Ésta no estaría muy lejos del título de uno de los ensayos más importantes de Guilbaut: «De cómo Nueva York robó la idea de arte moderno» (1983). Contra esa idea de América como catalizador exclusivo de la vanguardia artística y meca de los creadores del mundo en los años 50 se rebela esta muestra que ejemplifica «la fuerza de la noción de inmigración», también en lo artístico, según el comisario, que reinó en París tras la guerra mundial: «Francia sabía que sin artistas de fuera la fuerza de París no podía sobrevivir», añade.
Al igual que antes de la contienda, donde Montmatre y Montparnasse asistieron al intercambio de ideas de rumanos y checos, italianos y españoles, franceses y norteamericanos, en los años 50 y 60 se fraguó en lñas calles de París una nueva bohemia, entre el humo de los garitos de jazz y las libertades públicas y sexuales tan bien retratadas por la cámara de Ed van der Elsken. Artistas europeos (españoles como Palazuelo, Tella, etc...), japoneses e incluso norteamericanos (entre ellos afroamericanos y homosexuales, peor vistos en su país que en la ciudad del Sena) confluyeron para crear obras entre la abstracción lírica, el art brut, la nueva figuración, el op art... «Además, los artista que no estaban de acuerdo con la causa [hegemónica del arte norteamericano] se iban a París», explica Guilbaut, donde todo lo diferente, lo raro, lo fuera de la norma tenía cabida.

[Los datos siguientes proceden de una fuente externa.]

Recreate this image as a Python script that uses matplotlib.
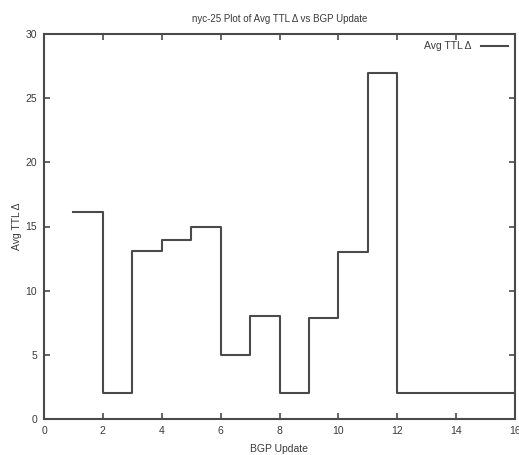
import matplotlib
matplotlib.use("Agg")
from matplotlib import pyplot as plt

# BGP update index and average TTL delta (gnuplot "steps" style)
updates = [1, 2, 3, 4, 5, 6, 7, 8, 9, 10, 11, 12, 13, 14, 15, 16]
avg_ttl_delta = [16.1, 2, 13.1, 13.95, 15, 5, 8, 2, 7.85, 13, 27, 2, 2, 2, 2, 2]

x_ticks = [0, 2, 4, 6, 8, 10, 12, 14, 16]
y_ticks = [0, 5, 10, 15, 20, 25, 30]

LINE_COLOR = "#4a4a4a"
TEXT_COLOR = "#3a3a3a"

plt.rcParams['font.family'] = ['Liberation Sans', 'DejaVu Sans']

fig = plt.figure(figsize=(5.19, 4.55), dpi=100)
ax = fig.add_axes([44 / 519, 1 - 419 / 455, (515 - 44) / 519, (419 - 34) / 455])

ax.step(updates, avg_ttl_delta, where='post', color=LINE_COLOR, lw=1.5,
        label="Avg TTL Δ")

ax.set_xlim(0, 16)
ax.set_ylim(0, 30)
ax.set_xticks(x_ticks)
ax.set_yticks(y_ticks)
ax.tick_params(direction='in', length=4, width=1.2, top=True, right=True,
               labelsize=7.5, colors=LINE_COLOR, labelcolor=TEXT_COLOR, pad=5)
for s in ax.spines.values():
    s.set_linewidth(1.5)
    s.set_color(LINE_COLOR)

ax.set_title("nyc-25 Plot of Avg TTL Δ vs BGP Update", fontsize=7,
             color=TEXT_COLOR, pad=9)
ax.set_xlabel("BGP Update", fontsize=7.5, color=TEXT_COLOR, labelpad=6)
ax.set_ylabel("Avg TTL Δ", fontsize=7.5, color=TEXT_COLOR, labelpad=2.5)

ax.legend(loc='upper right', frameon=False, fontsize=7.5, markerfirst=False,
          handlelength=2.6, handletextpad=0.9, borderaxespad=0.3,
          labelcolor=TEXT_COLOR)

fig.savefig("out.png", dpi=100)
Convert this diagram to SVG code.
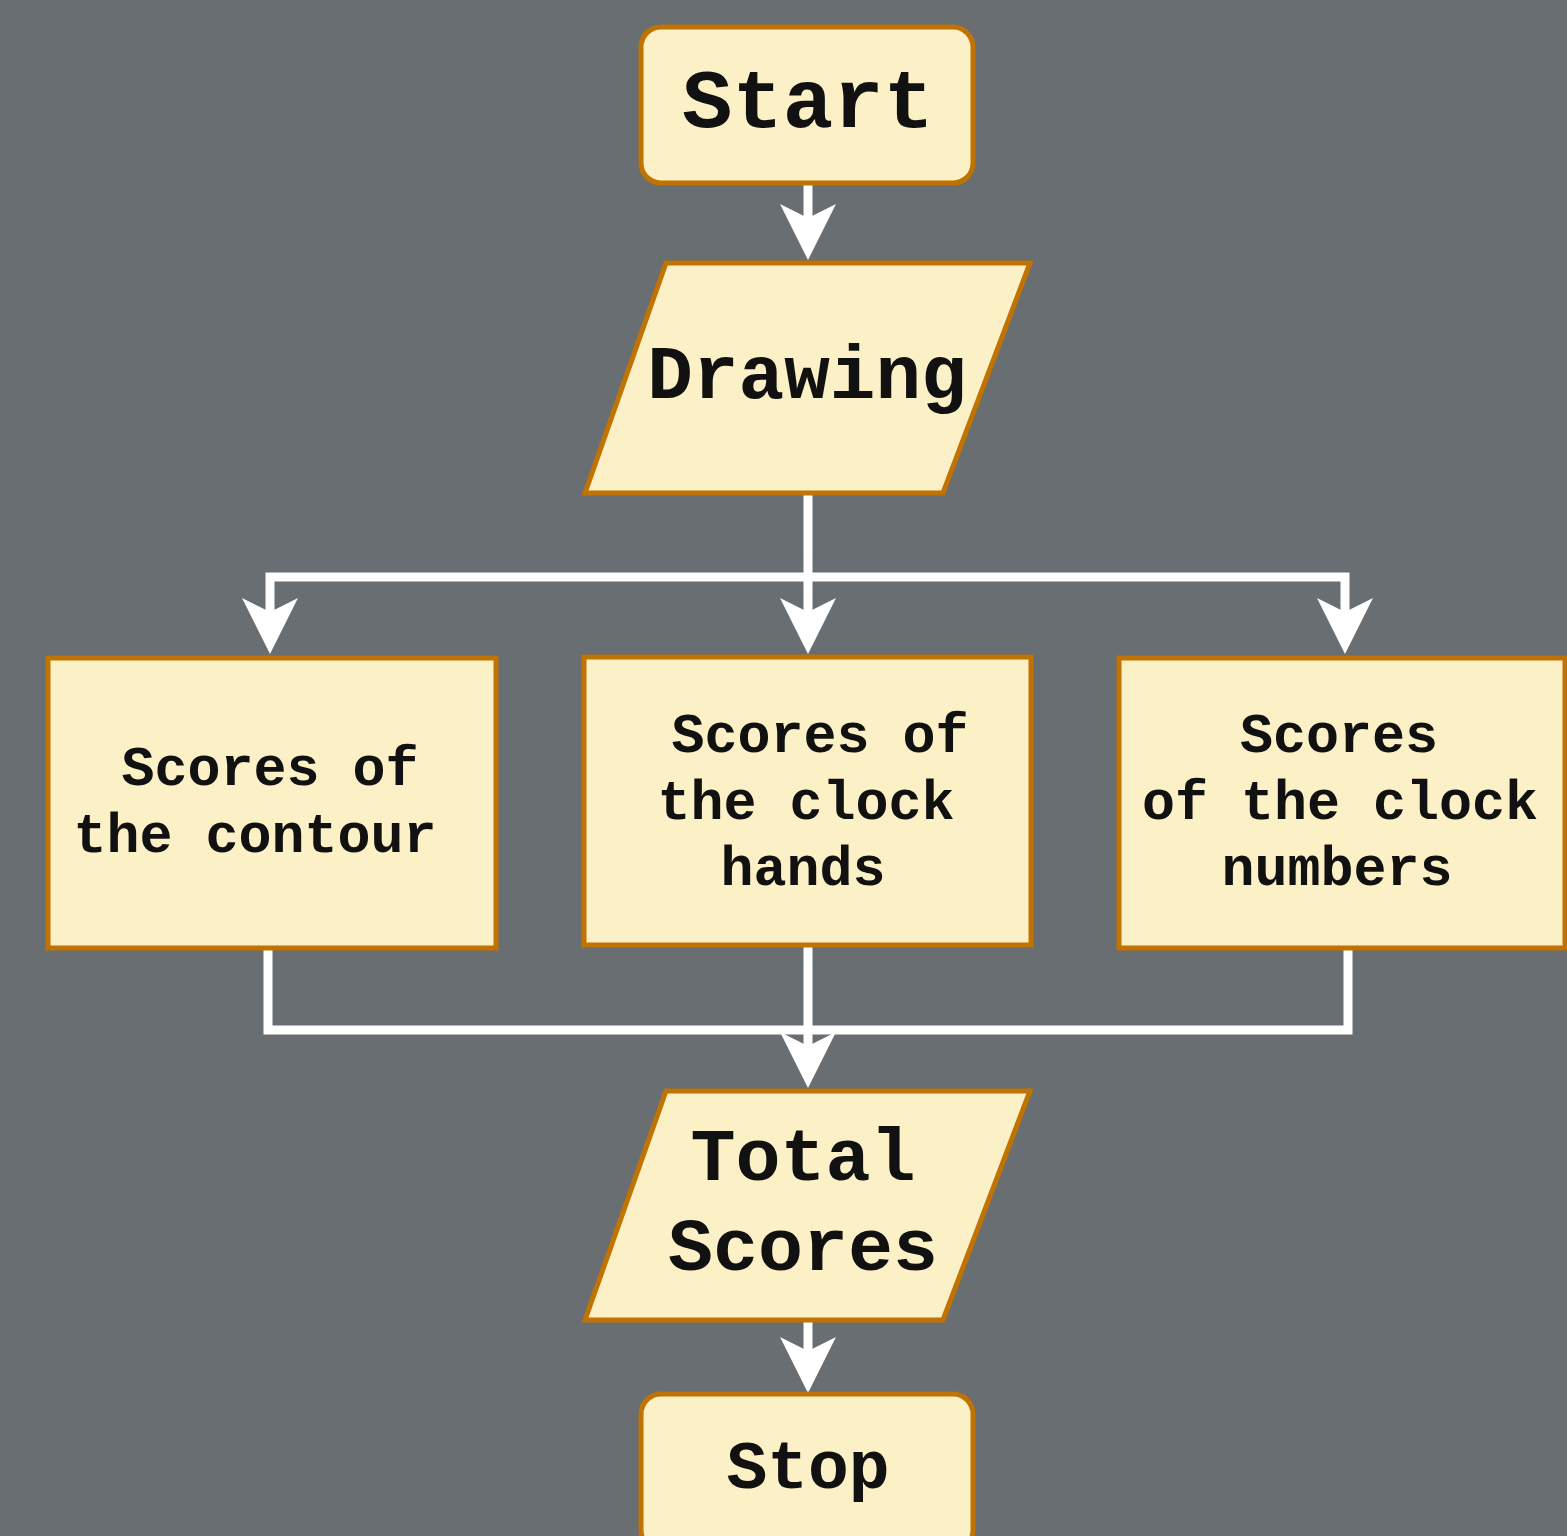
<svg xmlns="http://www.w3.org/2000/svg" width="1567" height="1536" viewBox="0 0 1567 1536">
<style>
.shape{fill:#fbf0c6;stroke:#c07303;stroke-width:5}
.t{font-family:"Liberation Mono","Courier New",monospace;font-weight:bold;fill:#111;text-anchor:middle}
.c{fill:none;stroke:#ffffff;stroke-width:9}
</style>
<defs>
<marker id="arr" markerUnits="userSpaceOnUse" markerWidth="60" markerHeight="60" viewBox="-58 -30 60 60" refX="-40" refY="0" orient="auto">
<path d="M0,0 L-56,-28 L-42,0 L-56,28 Z" fill="#ffffff"/>
</marker>
</defs>
<rect width="1567" height="1536" fill="#686e71"/>
<g id="connectors">
<path class="c" d="M808,185 V220" marker-end="url(#arr)"/>
<path class="c" d="M808,495 V614" marker-end="url(#arr)"/>
<path class="c" d="M808,577 H270 V614" marker-end="url(#arr)"/>
<path class="c" d="M808,577 H1345 V614" marker-end="url(#arr)"/>
<path class="c" d="M268,950 V1030 H808" />
<path class="c" d="M1348,950 V1030 H808" />
<path class="c" d="M808,947 V1048" marker-end="url(#arr)"/>
<path class="c" d="M808,1322 V1353" marker-end="url(#arr)"/>
</g>
<g id="start">
<rect class="shape" x="641" y="27" width="332" height="156" rx="20"/>
<text class="t" x="808" y="127" font-size="84">Start</text>
</g>
<g id="drawing">
<polygon class="shape" points="666,263 1030,263 943,493 585,493"/>
<text class="t" x="807" y="398" font-size="76">Drawing</text>
</g>
<g id="contour">
<rect class="shape" x="48" y="658" width="448" height="290"/>
<text class="t" font-size="55" x="270"><tspan x="270" y="785">Scores of</tspan><tspan x="255" y="852">the contour</tspan></text>
</g>
<g id="hands">
<rect class="shape" x="584" y="657" width="447" height="288"/>
<text class="t" font-size="55"><tspan x="820" y="752">Scores of</tspan><tspan x="806" y="819">the clock</tspan><tspan x="803" y="885">hands</tspan></text>
</g>
<g id="numbers">
<rect class="shape" x="1119" y="658" width="446" height="290"/>
<text class="t" font-size="55"><tspan x="1339" y="752">Scores</tspan><tspan x="1340" y="819">of the clock</tspan><tspan x="1337" y="885">numbers</tspan></text>
</g>
<g id="total">
<polygon class="shape" points="666,1091 1030,1091 943,1320 585,1320"/>
<text class="t" font-size="75"><tspan x="803" y="1180">Total</tspan><tspan x="803" y="1270">Scores</tspan></text>
</g>
<g id="stop">
<rect class="shape" x="641" y="1394" width="332" height="156" rx="20"/>
<text class="t" x="808" y="1488" font-size="68">Stop</text>
</g>
</svg>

En la ciudad las tensiones contra la sociedad de consumo eran más acusadas que en Estados Unidos y factores políticos como la Guerra de Argelia marcaban la agenda reivindicativa de una metrópoli que tenía contemporáneamente a Sartre, Camus, Vian y asistía a la eclosión de la Nouvelle Vague en el cine... Todo ese caldo de cultivo crítico y artístico eclosionaría en Mayo del 68, punto y final de la exposición del Reina que, si no presenta grandes nombres para el visitante medio, descubre a muchos otros y pone el foco ahí donde la crítica oficial lo había descuidado.
En total, se presenta a cerca de un centenar de artistas a través de 200 piezas, ya sea pintura, escultura, vídeo o películas, como «Un americano en París» (1951), carta de amor de Vicente Minelli a un lugar que seguía viviendo del prestigio de antaño, a lo que se sumaba una vitalidad aún notable gracias a la suma de las nacionalidades: «Esta exposición tiene un interés actual en unos momentos en que Europa no sabe qué hacer con los inmigrantes. París se articuló a partir de los extranjeros», recuerda Borja-Villel.